C'est une réponse à un chômage qui n'a cessé de progresser (y compris sous ZABA,...) et à un développement économique qui a délaissé des régions entières (ne venez pas me parler de régionalisme mais ouvrons donc les zyeux et admettons que sous Bourguiba et ZABA, certaines régions - et notamment le Sahel - ont été plus avantagée que certaines régions du Sud).

Le système ZABA que Léon, JW et leurs amis se plaisent à vanter a eu du bon sur le plan Macroéconomique mais commençait à essouffler. Il a aussi créé des inégalités qui ont facilité la chute du Régime...

On ne peut pas analyser la situation actuelle sans faire un peu d'histoire. On ne peut pas non plus faire une analyse en prenant comme point de départ la révolution. Car cela revient à oublier ce qui s'est passé juste avant... Bref, il nous manque des chiffres, des statistiques, des graphiques, tout un tas de données qui pourraient étayer des analyses économiques.

Il est aussi certain que la situation actuelle ne peut pas durer. Des mesures sont à prendre d'urgence afin de détruire cette économie parallèle ou du moins la faire basculer dans un cadre légal. Mais pour le moment, je ne vois pas de volonté de lutter contre ça...

Pour ce qui est de la corruption, je pense que c'est un autre soucis... La base de Simmonot est juste même si on ne peut pas qualifier la Tunisie d'économie Étatique. Mais, entre les barrières douanières, les looooooooooooooooonguuuuuuuuuuuuuues procédures administratives, etc... Il y a effectivement pas mal de facteurs qui ouvrent cette porte.

TeTeM
| 20-10-2015 13:41
Je propose que l'on vous offre le prix nobel d'économie!!!

Ha les égos... y en a parmi les contributeurs de ce site!

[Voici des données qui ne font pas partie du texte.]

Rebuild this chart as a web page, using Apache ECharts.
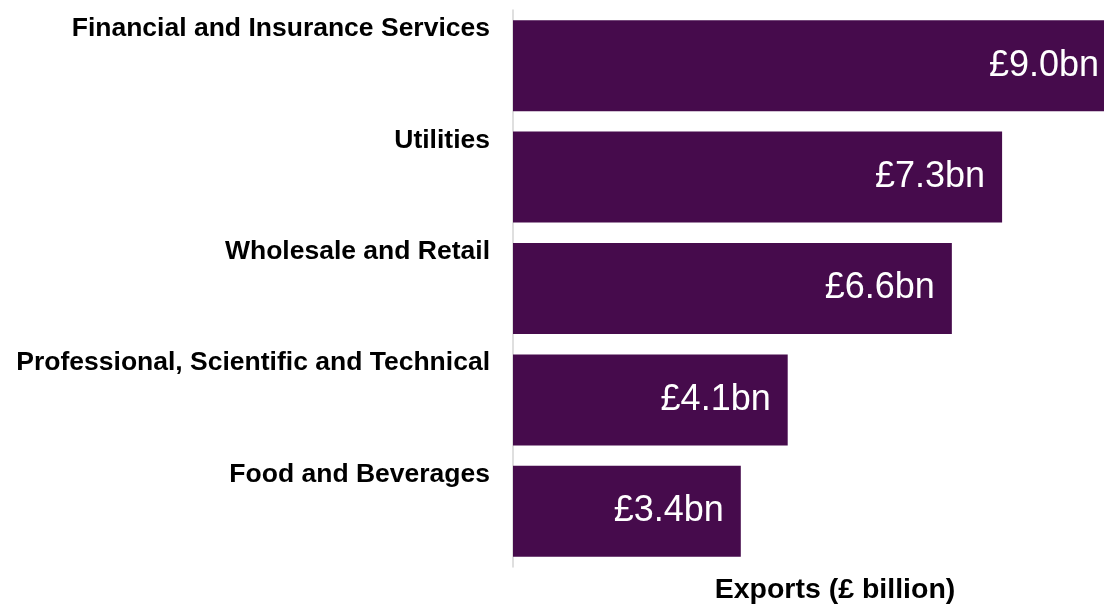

sauf, que permettez moi de vous faire un saut dans le passé. L'économie parallèle ne date pas de ce que vous qualifiez de "merdolution". Tout ceci a commencé à proliférer et à prendre de l'ampleur sous ZABA. La vente d'essence Lybienne sur la route Sfax/Gabes/Medeninne doit bien avoir 10 ans...

Croco
| 20-10-2015 11:37
Au lieu d'augmenter les taxes à tout bout de champ , l'état devrait commencer à balayer devant sa porte.
Comment voulez vous qu'un employé touchant 520 Tnd net mensuel paye environ 60 Tnd d'IRPP.
Il est découragé car il travaille pour des fonctionnaires qui ne travaillent pas beaucoup et le font aller 10 fois pour obtenir un papier .
L'état ferait de grandes économies en supprimant les voitures de services , bons d'essence , diminuer le nombre de fonctionnaires ,etc...
Que l'état donne l'exemple et ensuite demande aux autres de faire un effort.
Ce même raisonnement est valable pour les entreprises qui payent la CNSS et leurs impôts et qui sont toujours maltraitées.
Tant que le modèle économique ne changera pas nous continuerons à reculer.
Et ce qui est malheureux c'est que de nombreux experts ont préconisé ces changements , mail l'état est toujours sourd.....
Comment expliquer ce comportement , c'est ce que je souhaiterais comprendre.
Il y a de quoi se poser beaucoup de questions ?????????

Ratonnel
| 20-10-2015 11:18
Je pense que vous avez formule votre critique sans lire l'article puisque vous répétez les memes arguments que NIzar Bahloul dans votre critique. L'économie informelle marche parce que les petits commerçant qui y participent sont motives et qu'ils doivent fournir un effort pour gagner leurs pains contrairement aux bureaucrates qui sont recompenses meme s'ils ne fournissent aucun effort. Le problème de l'économie n'est pas donc l'économie informelle mais l'économie bureaucratique parasitaire.

Ce que Nizar Bahloul et Mohamed Ben M'barek recommendent est deja la réalité sur le terrain puisque 50% ou plus de l'économie est informelle. Des petits commerces qui vendent e achètent sans passer par les rouages de l'état. Ce qui marche en Tunisie c'est l'informel. L'économie étatique avec son million de bureaucrates super proteges par l' UGTT et gates par l'état. Il est temps d'alleger les procedures bureaucratiques te de réduire la taille de la bureaucratie qui coute trop et enfonce la Tunisie dans un fosse de dette croissante.